Et aujourd’hui, plus d’un milliard d’armes légères et de petit calibre (ALPC) sont éparpillées aux quatre coins de la planète. Avec des conséquences désastreuses : 90% des victimes de guerre – femmes et enfants pour la plupart – sont tuées par des armes légères. La surabondance de ce type d’armement continue d’avoir des effets négatifs et déstabilisateurs pour le développement ; elle favorise une criminalité sans cesse plus violente tout en étant souvent mêlée au trafic de drogue….

De plus, crise climatique, crise économique, catastrophes naturelles ont souvent partie liée aux conflits : tout ce qui crée un climat sécuritaire dégradé est potentiellement et effectivement source de violences et de guerres. Le Pakistan après les terribles inondations de cet été, le Kenya qui subit sa pire sécheresse, la Turquie et la Syrie victimes du tremblement de terre ont un urgent besoin d’aide humanitaire.

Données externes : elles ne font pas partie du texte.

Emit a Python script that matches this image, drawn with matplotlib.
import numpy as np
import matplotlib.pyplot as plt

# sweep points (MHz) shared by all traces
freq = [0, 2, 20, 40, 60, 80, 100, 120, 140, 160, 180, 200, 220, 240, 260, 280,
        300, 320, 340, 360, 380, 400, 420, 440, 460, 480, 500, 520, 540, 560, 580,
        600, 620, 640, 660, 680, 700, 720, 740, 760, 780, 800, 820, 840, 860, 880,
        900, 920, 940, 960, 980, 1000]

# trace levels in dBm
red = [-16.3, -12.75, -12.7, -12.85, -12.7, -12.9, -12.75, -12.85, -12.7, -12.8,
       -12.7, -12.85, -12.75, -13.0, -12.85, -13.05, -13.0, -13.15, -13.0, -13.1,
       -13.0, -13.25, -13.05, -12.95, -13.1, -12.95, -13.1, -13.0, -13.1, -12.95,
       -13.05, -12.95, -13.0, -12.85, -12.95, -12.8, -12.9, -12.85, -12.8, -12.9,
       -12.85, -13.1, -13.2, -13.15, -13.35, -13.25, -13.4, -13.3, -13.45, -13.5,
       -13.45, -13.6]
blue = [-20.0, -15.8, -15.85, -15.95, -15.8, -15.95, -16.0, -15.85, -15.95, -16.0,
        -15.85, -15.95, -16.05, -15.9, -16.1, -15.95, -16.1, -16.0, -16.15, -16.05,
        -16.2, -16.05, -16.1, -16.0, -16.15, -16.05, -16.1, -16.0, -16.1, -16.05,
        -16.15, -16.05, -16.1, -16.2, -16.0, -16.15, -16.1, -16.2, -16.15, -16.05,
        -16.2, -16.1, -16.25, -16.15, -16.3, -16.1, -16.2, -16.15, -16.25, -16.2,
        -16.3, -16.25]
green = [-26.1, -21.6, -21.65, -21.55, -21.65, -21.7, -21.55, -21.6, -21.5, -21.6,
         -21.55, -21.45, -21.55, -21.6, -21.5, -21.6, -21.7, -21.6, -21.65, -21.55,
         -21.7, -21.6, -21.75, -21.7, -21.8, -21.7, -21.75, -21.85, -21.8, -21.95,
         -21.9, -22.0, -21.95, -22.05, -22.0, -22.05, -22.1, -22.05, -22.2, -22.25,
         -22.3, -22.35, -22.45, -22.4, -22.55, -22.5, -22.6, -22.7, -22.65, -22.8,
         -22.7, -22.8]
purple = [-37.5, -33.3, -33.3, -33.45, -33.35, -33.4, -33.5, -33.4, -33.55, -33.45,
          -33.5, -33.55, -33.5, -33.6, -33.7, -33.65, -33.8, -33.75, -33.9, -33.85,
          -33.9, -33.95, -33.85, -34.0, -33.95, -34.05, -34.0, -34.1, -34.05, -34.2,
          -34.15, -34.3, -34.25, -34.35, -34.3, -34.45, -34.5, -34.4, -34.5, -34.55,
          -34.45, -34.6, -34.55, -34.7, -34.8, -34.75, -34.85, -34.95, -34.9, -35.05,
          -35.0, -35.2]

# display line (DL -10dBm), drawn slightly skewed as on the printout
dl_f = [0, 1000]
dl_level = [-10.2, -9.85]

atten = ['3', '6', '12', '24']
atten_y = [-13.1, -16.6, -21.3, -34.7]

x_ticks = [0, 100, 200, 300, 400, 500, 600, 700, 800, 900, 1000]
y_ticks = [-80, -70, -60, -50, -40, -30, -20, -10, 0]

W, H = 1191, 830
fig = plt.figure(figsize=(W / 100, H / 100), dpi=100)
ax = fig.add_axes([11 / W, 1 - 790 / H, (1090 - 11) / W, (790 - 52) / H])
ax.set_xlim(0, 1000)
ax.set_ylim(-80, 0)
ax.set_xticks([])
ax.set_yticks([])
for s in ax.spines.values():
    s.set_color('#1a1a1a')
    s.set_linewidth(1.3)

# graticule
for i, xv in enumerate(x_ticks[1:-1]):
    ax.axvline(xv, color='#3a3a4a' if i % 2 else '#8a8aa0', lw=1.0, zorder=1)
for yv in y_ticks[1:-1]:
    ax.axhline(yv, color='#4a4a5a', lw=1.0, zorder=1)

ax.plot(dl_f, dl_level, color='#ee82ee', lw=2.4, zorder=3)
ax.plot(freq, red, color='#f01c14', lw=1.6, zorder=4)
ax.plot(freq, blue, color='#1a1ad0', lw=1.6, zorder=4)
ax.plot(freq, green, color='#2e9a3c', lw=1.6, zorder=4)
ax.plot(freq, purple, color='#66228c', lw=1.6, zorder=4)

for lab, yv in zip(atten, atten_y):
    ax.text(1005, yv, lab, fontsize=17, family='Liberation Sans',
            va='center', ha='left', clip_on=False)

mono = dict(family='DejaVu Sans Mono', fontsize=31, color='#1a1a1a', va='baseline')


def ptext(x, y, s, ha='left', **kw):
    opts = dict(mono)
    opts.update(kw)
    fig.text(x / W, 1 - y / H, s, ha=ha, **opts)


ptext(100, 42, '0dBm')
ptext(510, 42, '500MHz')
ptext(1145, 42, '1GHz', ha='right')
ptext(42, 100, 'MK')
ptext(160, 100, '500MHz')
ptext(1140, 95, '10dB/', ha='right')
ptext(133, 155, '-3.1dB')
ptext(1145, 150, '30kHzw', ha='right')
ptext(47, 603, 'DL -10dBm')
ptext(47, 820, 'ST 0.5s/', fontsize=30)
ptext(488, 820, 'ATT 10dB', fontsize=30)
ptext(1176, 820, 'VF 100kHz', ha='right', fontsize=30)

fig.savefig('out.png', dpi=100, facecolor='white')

Même loin des conflits ou après la restauration de la paix, les populations en subissent les conséquences

Les périodes de guerre ou de conflits ont des suites durables, aussi bien matériellement que sur le mental des populations. Les blessés et tués, les destructions des lieux de vie, – habitations, établissements scolaires, hôpitaux et autres lieux de soins, lieux de culture… -, impactent aussi sur le plus long terme le devenir des familles, des enfants en particulier. Les questions de santé mentale, de dépassement des traumatismes, de retour à un état de bien-être demanderaient une prise en charge bien plus efficiente, pour renforcer les mécanismes de résilience.

Les populations déplacées à l’intérieur ou hors du pays, dans des camps, ou des abris de fortune, migrant-es ou réfugié-es ont dépassé les 100 millions de personnes en 2022. Et leur déracinement s’inscrit dans la durée. Très peu peuvent retrouver leur pays d’origine, même au bout de plusieurs années, tant les conflits ou leurs suites perdurent. La vie des camps est pour toutes et tous une épreuve : les déraciné-es ont tout perdu et beaucoup peuvent être gagné-es par l’hébétude, le repliement, ou la violence. La vie dans les camps accroît tous les risques : les risques pour la santé avec les problèmes d’hygiène, d’accès à une eau potable (le choléra rôde), à des soins adaptés mais aussi les retards voire l’absence de scolarisation ou la multiplication des mariages précoces et du travail forcé…

La volonté de paix : perspectives

« Le défi à relever est clair », a déclaré  António Guterres, secrétaire général de l’ONU. « Il s’agit de préserver les générations futures du fléau de la guerre, avec un multilatéralisme revitalisé qui soit efficace, représentatif et inclusif ».

Le multilatéralisme repose sur l’engagement de chaque État par rapport aux principes de la Charte de l’ONU, et sur le respect de cet engagement. Il appelle à un renforcement de la prise en compte dans chaque pays et entre pays de l’urgente solidarité à construire pour faire face aux menaces : conflits, changement climatique, pauvreté, éducation, information…

Amener les dirigeants à une négociation, pour une résolution pacifique des conflits, nécessite aussi la prise de position de l’opinion publique : une volonté de la majorité d’un pays à aller dans ce sens. Cela suppose de ne pas se soumettre aux pouvoirs économiques et financiers, supranationaux. Cela suppose aussi de combattre les nationalismes qui voient perte de souveraineté là où il y reconnaissance de l’interdépendance mondiale qu’il faut bâtir sur des bases de justice et de solidarité.

Les organisations internationales existantes doivent aussi s’améliorer : plus démocratiques, transparentes, inclusives, elles seront plus efficaces et auront plus d’impact.

Il y a encore un gros travail de conviction pour étendre et rendre effectives les ratifications des conventions, traités et autres décisions qui interdisent, limitent, encadrent le commerce et l’emploi des armes. Et encore plus pour faire diminuer les dépenses militaires dans nombre de pays qui privilégient la défense au détriment des dépenses sociales et environnementales d’avenir.

« C’est dans l’esprit des hommes que doivent être élevées les défenses de la paix » (Acte constitutif de l’UNESCO).

La paix se fonde sur la « solidarité intellectuelle et morale de l’humanité », non sur la seule coopération économique. Le respect des droits, la justice, les mécanismes d’entraide, l’action commune pour faire face aux menaces sur la planète, aux crises, doivent guider les décisions de chacun-e – et des gouvernements. La paix et le développement des peuples doivent s’appuyer sur des fondements plus solides que les seuls accords politiques ou économiques entre les États.

Le rôle de médias, des réseaux de communication, de l’information et particulièrement de l’éducation est essentiel pour instaurer la paix dans l’esprit des populations.

Les appels de  »grands témoins », de personnalités peuvent donner une résonance particulière à ceux de simples citoyens mais la force sera celle du nombre, chaque personne compte.

Chacun-e en œuvrant pour la paix, les droits, en combattant tous les racismes et discriminations, en soutenant l’accueil des migrant-es, en travaillant à plus d’égalité apporte sa volonté de changer le monde.